(01-15-2020, 06:43 AM)pbrower2a Wrote:(01-14-2020, 08:16 PM)Ghost Wrote:(01-14-2020, 07:09 PM)Eric the Green Wrote:(01-14-2020, 06:50 PM)Ghost Wrote:(01-14-2020, 06:40 PM)Eric the Green Wrote: I don't disagree with calling early 2000s cohorts, and perhaps 1999-98 cohorts too, as a subgeneration called activists. In my 1997 book I called them "flame throwers" and said they would be effective reformers and propagandists. I see them as the last subgeneration of millennials and I called them Generation Y-c. They appear to me as later incarnations, so to speak, of the best and brightest that surrounded JFK.
http://philosopherswheel.com/generations.htm
I probably wouldn't add 1998 and even 1999 to the list because not only were those born in 1998 and 1999 out of high school when the Parkland shooting happened, but they were also already college upperclassmen when the September 2019 climate strikes took place. I also have a feeling that most of those who participated in the September 2019 climate strikes were the same age as those who were in high school for the Parkland shooting, or in other words those born from 2000 to 2003.
Yes, I saw that. I think some of the Parkland activists were born in 1999, though. In my book I even extended them back to 1996, but those were less typical than those born after 1998. But accounts may differ on exact dates.
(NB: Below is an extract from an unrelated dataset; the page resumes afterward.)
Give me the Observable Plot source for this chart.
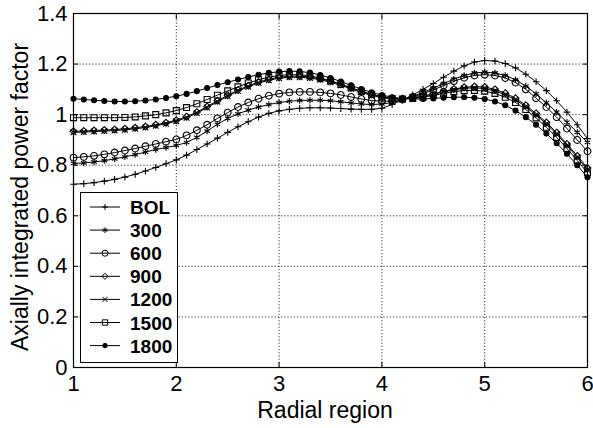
<!DOCTYPE html>
<html><head><meta charset="utf-8">
<script src="https://cdn.jsdelivr.net/npm/d3@7"></script>
<script src="https://cdn.jsdelivr.net/npm/@observablehq/plot@0.6"></script>
<style>
html,body{margin:0;padding:0;background:#fff}
#chart svg{font-family:"Liberation Sans",Arial,Helvetica,sans-serif;display:block}
</style>
</head><body><div id="chart"></div>
<script>
// Radial positions sampled along the curves
const radial = [1.0,1.1,1.2,1.3,1.4,1.5,1.6,1.7,1.8,1.9,
  2.0,2.1,2.2,2.3,2.4,2.5,2.6,2.7,2.8,2.9,
  3.0,3.1,3.2,3.3,3.4,3.5,3.6,3.7,3.8,3.9,
  4.0,4.1,4.2,4.3,4.4,4.5,4.6,4.7,4.8,4.9,
  5.0,5.1,5.2,5.3,5.4,5.5,5.6,5.7,5.8,5.9,6.0];

const seriesNames = ["BOL","300","600","900","1200","1500","1800"];

const bol = [0.725,0.727,0.731,0.737,0.744,0.753,0.764,0.777,0.791,0.806,
  0.821,0.840,0.862,0.884,0.907,0.930,0.952,0.972,0.990,1.005,
  1.015,1.021,1.025,1.027,1.027,1.026,1.024,1.022,1.021,1.021,
  1.025,1.040,1.058,1.078,1.100,1.123,1.148,1.172,1.193,1.208,
  1.214,1.212,1.202,1.185,1.160,1.130,1.095,1.055,1.010,0.960,0.905];

const s300 = [0.807,0.809,0.813,0.818,0.825,0.833,0.842,0.852,0.862,0.870,
  0.878,0.890,0.910,0.935,0.962,0.985,1.003,1.018,1.030,1.040,
  1.048,1.053,1.056,1.057,1.057,1.055,1.051,1.046,1.042,1.040,
  1.042,1.048,1.058,1.072,1.088,1.105,1.123,1.140,1.155,1.165,
  1.168,1.165,1.155,1.138,1.113,1.082,1.047,1.010,0.970,0.930,0.890];

const s600 = [0.830,0.833,0.837,0.843,0.850,0.858,0.866,0.875,0.884,0.893,
  0.902,0.918,0.938,0.960,0.985,1.008,1.030,1.048,1.063,1.075,
  1.083,1.088,1.090,1.090,1.088,1.084,1.078,1.070,1.062,1.056,
  1.053,1.054,1.060,1.070,1.083,1.098,1.115,1.132,1.146,1.155,
  1.158,1.155,1.145,1.127,1.100,1.065,1.030,0.990,0.945,0.900,0.855];

const s900 = [0.934,0.935,0.937,0.939,0.941,0.944,0.948,0.953,0.960,0.968,
  0.978,0.992,1.010,1.032,1.055,1.077,1.097,1.114,1.129,1.140,
  1.148,1.152,1.152,1.149,1.142,1.132,1.120,1.106,1.092,1.080,
  1.070,1.064,1.063,1.066,1.073,1.082,1.092,1.101,1.108,1.111,
  1.109,1.100,1.085,1.065,1.037,1.005,0.969,0.929,0.884,0.837,0.789];

const s1200 = [0.930,0.931,0.933,0.935,0.937,0.940,0.944,0.949,0.956,0.964,
  0.974,0.988,1.006,1.028,1.051,1.073,1.093,1.110,1.125,1.136,
  1.144,1.148,1.148,1.145,1.138,1.128,1.116,1.102,1.088,1.076,
  1.067,1.062,1.062,1.066,1.073,1.081,1.090,1.098,1.104,1.106,
  1.103,1.094,1.079,1.059,1.031,0.999,0.963,0.923,0.878,0.831,0.782];

const s1500 = [0.988,0.988,0.988,0.988,0.988,0.989,0.991,0.995,1.000,1.007,
  1.016,1.028,1.043,1.060,1.077,1.094,1.110,1.125,1.138,1.148,
  1.155,1.158,1.158,1.153,1.145,1.134,1.120,1.106,1.092,1.080,
  1.070,1.064,1.062,1.064,1.069,1.076,1.084,1.091,1.095,1.096,
  1.093,1.084,1.069,1.048,1.020,0.987,0.950,0.910,0.866,0.819,0.770];

const s1800 = [1.063,1.060,1.057,1.054,1.052,1.052,1.053,1.056,1.060,1.066,
  1.073,1.082,1.093,1.105,1.117,1.128,1.139,1.149,1.158,1.165,
  1.170,1.172,1.171,1.166,1.157,1.145,1.131,1.116,1.101,1.088,
  1.077,1.069,1.064,1.062,1.062,1.064,1.067,1.069,1.069,1.067,
  1.062,1.052,1.037,1.016,0.990,0.960,0.925,0.887,0.845,0.800,0.752];

const xTicks = [1,2,3,4,5,6];
const yTicks = [0,0.2,0.4,0.6,0.8,1.0,1.2,1.4];

// Marker style per series (MATLAB-like markers)
const markerStyle = {
  "BOL": {symbol:"plus", r:2.3, fill:"none"},
  "300": {symbol:"asterisk", r:3.0, fill:"none"},
  "600": {symbol:"circle", r:3.4, fill:"none"},
  "900": {symbol:"diamond2", r:3.1, fill:"none"},
  "1200": {symbol:"times", r:2.7, fill:"none"},
  "1500": {symbol:"square2", r:3.8, fill:"none"},
  "1800": {symbol:"circle", r:2.5, fill:"black"}
};

const valuesBySeries = [bol, s300, s600, s900, s1200, s1500, s1800];
const data = [];
seriesNames.forEach((name, k) => {
  valuesBySeries[k].forEach((v, i) => data.push({series: name, x: radial[i], y: v}));
});

const W = 593, H = 428;
const dotMarks = seriesNames.map(name => {
  const m = markerStyle[name];
  return Plot.dot(data.filter(d => d.series === name), {
    x: "x", y: "y", symbol: () => m.symbol, r: m.r,
    fill: m.fill, stroke: "black", strokeWidth: 1.1
  });
});

const plot = Plot.plot({
  width: W, height: H,
  marginLeft: 73, marginRight: 6, marginTop: 13, marginBottom: 61,
  x: {domain: [1, 6]},
  y: {domain: [0, 1.4]},
  symbol: {type: "identity"},
  style: {fontFamily: "'Liberation Sans', Arial, sans-serif", color: "black", background: "white"},
  marks: [
    Plot.gridX(xTicks, {stroke: "black", strokeOpacity: 1, strokeWidth: 0.8, strokeDasharray: "1.2,2"}),
    Plot.gridY(yTicks, {stroke: "black", strokeOpacity: 1, strokeWidth: 0.8, strokeDasharray: "1.2,2"}),
    Plot.axisX(xTicks, {tickSize: 0, tickPadding: 8, fontSize: 22, label: null, tickFormat: d => String(d)}),
    Plot.axisY(yTicks, {tickSize: 0, tickPadding: 6, fontSize: 22, label: null, tickFormat: d => String(Math.round(d * 10) / 10)}),
    Plot.axisX(xTicks, {anchor: "bottom", tickSize: -5, text: null, label: null, strokeWidth: 1}),
    Plot.axisX(xTicks, {anchor: "top", tickSize: -5, text: null, label: null, strokeWidth: 1}),
    Plot.axisY(yTicks, {anchor: "left", tickSize: -5, text: null, label: null, strokeWidth: 1}),
    Plot.axisY(yTicks, {anchor: "right", tickSize: -5, text: null, label: null, strokeWidth: 1}),
    Plot.line(data, {x: "x", y: "y", z: "series", stroke: "black", strokeWidth: 1}),
    ...dotMarks,
    Plot.frame({stroke: "black", strokeWidth: 1.2})
  ]
});

document.getElementById("chart").appendChild(plot);

// Axis titles and legend
const svg = d3.select(plot);
svg.append("text")
  .attr("x", 325).attr("y", 418)
  .attr("text-anchor", "middle")
  .style("font-size", "23px").style("fill", "black")
  .text("Radial region");
svg.append("text")
  .attr("transform", "translate(28,197) rotate(-90)")
  .attr("text-anchor", "middle")
  .style("font-size", "23px").style("fill", "black")
  .text("Axially integrated power factor");

const leg = svg.append("g");
leg.append("rect").attr("x", 80.5).attr("y", 192.5).attr("width", 97).attr("height", 170)
  .attr("fill", "white").attr("stroke", "black").attr("stroke-width", 1);
const symMap = {plus: d3.symbolPlus, asterisk: d3.symbolAsterisk, circle: d3.symbolCircle,
  diamond2: d3.symbolDiamond2, times: d3.symbolTimes, square2: d3.symbolSquare2};
seriesNames.forEach((name, i) => {
  const cy = 207 + i * 23.1;
  const m = markerStyle[name];
  leg.append("line").attr("x1", 90).attr("x2", 120).attr("y1", cy).attr("y2", cy)
    .attr("stroke", "black").attr("stroke-width", 1);
  leg.append("path").attr("transform", `translate(105,${cy})`)
    .attr("d", d3.symbol(symMap[m.symbol], Math.PI * m.r * m.r * 0.8)())
    .attr("fill", m.fill).attr("stroke", "black").attr("stroke-width", 1);
  leg.append("text").attr("x", 130).attr("y", cy + 7)
    .attr("text-anchor", "start")
    .style("font-size", "19px").style("font-weight", "bold").style("fill", "black")
    .text(name);
});
</script>
</body></html>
If your "Millennial Third Block" were in two halves, do you think it will look like this?
Political Escalation Subgeneration (born 1996-1999 or Late 1995-Mid 1999/HS Classes of 2014-2017): All at high school during the time when political tensions escalated with the Crimean Annexation and the Isla Vista shooting. A lot of stereotypical young far right and far left people probably fall under this category. Peter Cvjetanovic, James Alex Fields, "Lauren Rose"?, Patrick Crusius, Nick Fuentes, Logan Huysman, Shelby Shoup, and John Timothy Earnest were all born during this four-year time frame. When media outlets talk about late Millennials or Generation Z being socially very left wing/very right wing, they're probably only basing their opinion on this subgeneration. Quintessential birthyear is probably 1998.
Activist Subgeneration (born 2000-2003 or Late 1999-Mid 2003/HS Classes of 2018-2021): All at high school during the Parkland shooting and its aftermath and probably were the stereotypical attendees of the September 2019 Climate Strikes. David Hogg, Jazz Jennings, Cameron Kasky, Sarah Chadwick, Kyle Kashuv, Billie Eilish, Nick Sandmann, CJ Pearson, and Greta Thunberg, all of whom are activists, were born during this four-year time frame. Quintessential birthyear is probably 2001.
More significantly, five adult generations or parts thereof. The divide between the Millennial and Homeland generations is still murky, but so it was between the GI and Silent generations.
Who knows? The youngest kids today (now in early infancy) might grow up to be Idealists (God forbid, Boomers in style, at least among the dominant ones), especially if the current Crisis resolves quickly and decisively.
There was a time not so long ago when there were five active adult generations (when the GI Generation was hanging on) about fifteen years ago.
I could recall someone on here saying that the GI/Silent division didn't really become pronounced until WWII, where people born in 1924 were able to have ranks in the war and people born in 1925 weren't (was that you?). I added that people born in 1924 were also the last to be in elementary school when Black Tuesday happened, therefore making them the last to have a likely chance to remember it.
Similarly, I don't really think that there was a split (even if it still seemed murky) between Millennials and Homelanders until Pew defined the generations in March 2018, stating that people born in 1996 were the last to have a likely chance of remembering 9/11 due to being at school when it happened and that people born in 1997 and later won't remember 9/11 because of how they weren't at school yet when it happened. I think that the 1996-1997 split is very similar to the 1924-1925 split, not to mention how they have the same Chinese zodiac animals (1924 and 1996 being rat, 1925 and 1997 being ox). Now nearly two years later, the 1996-1997 division is probably the most common divide between Millennials and Homelanders.